## What you need to do
From the first line of the data below, repeat each line exactly until you reach the line with "ax.bar(x + w"; include that line too.

══════

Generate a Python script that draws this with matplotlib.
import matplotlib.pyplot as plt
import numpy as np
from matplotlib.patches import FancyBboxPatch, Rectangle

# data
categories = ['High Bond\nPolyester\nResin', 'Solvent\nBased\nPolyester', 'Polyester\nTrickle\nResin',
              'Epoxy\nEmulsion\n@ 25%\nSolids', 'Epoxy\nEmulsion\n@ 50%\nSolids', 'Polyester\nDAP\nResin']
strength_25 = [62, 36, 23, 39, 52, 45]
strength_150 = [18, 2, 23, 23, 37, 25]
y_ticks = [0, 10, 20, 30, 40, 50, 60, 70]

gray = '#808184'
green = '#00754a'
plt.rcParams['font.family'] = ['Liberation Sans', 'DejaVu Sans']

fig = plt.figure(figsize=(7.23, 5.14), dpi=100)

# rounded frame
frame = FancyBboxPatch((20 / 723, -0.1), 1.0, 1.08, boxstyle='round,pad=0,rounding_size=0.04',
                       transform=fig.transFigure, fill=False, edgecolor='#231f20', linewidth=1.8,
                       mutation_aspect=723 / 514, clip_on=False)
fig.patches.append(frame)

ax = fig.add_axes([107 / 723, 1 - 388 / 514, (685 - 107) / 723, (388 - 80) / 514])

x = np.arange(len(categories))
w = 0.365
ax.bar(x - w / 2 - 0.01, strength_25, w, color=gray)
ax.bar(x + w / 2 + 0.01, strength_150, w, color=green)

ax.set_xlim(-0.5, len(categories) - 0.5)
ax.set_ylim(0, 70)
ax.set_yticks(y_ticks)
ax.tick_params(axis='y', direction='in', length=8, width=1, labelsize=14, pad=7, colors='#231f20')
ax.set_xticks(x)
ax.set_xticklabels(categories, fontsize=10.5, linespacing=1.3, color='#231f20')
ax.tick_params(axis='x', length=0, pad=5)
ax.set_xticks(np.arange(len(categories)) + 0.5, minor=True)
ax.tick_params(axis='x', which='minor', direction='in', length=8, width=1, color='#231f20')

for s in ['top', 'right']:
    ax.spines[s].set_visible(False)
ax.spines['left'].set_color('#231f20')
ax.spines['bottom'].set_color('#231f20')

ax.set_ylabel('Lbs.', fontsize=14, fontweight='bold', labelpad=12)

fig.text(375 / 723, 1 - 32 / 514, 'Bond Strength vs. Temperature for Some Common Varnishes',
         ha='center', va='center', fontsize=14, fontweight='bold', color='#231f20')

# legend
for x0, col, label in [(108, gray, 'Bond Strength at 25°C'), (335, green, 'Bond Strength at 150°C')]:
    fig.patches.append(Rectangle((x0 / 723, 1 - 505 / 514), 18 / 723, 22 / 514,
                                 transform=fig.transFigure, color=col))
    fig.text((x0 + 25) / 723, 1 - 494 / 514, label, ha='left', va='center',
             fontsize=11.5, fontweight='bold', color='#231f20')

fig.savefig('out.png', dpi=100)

══════

## Complete answer
Generate a Python script that draws this with matplotlib.
import matplotlib.pyplot as plt
import numpy as np
from matplotlib.patches import FancyBboxPatch, Rectangle

# data
categories = ['High Bond\nPolyester\nResin', 'Solvent\nBased\nPolyester', 'Polyester\nTrickle\nResin',
              'Epoxy\nEmulsion\n@ 25%\nSolids', 'Epoxy\nEmulsion\n@ 50%\nSolids', 'Polyester\nDAP\nResin']
strength_25 = [62, 36, 23, 39, 52, 45]
strength_150 = [18, 2, 23, 23, 37, 25]
y_ticks = [0, 10, 20, 30, 40, 50, 60, 70]

gray = '#808184'
green = '#00754a'
plt.rcParams['font.family'] = ['Liberation Sans', 'DejaVu Sans']

fig = plt.figure(figsize=(7.23, 5.14), dpi=100)

# rounded frame
frame = FancyBboxPatch((20 / 723, -0.1), 1.0, 1.08, boxstyle='round,pad=0,rounding_size=0.04',
                       transform=fig.transFigure, fill=False, edgecolor='#231f20', linewidth=1.8,
                       mutation_aspect=723 / 514, clip_on=False)
fig.patches.append(frame)

ax = fig.add_axes([107 / 723, 1 - 388 / 514, (685 - 107) / 723, (388 - 80) / 514])

x = np.arange(len(categories))
w = 0.365
ax.bar(x - w / 2 - 0.01, strength_25, w, color=gray)
ax.bar(x + w / 2 + 0.01, strength_150, w, color=green)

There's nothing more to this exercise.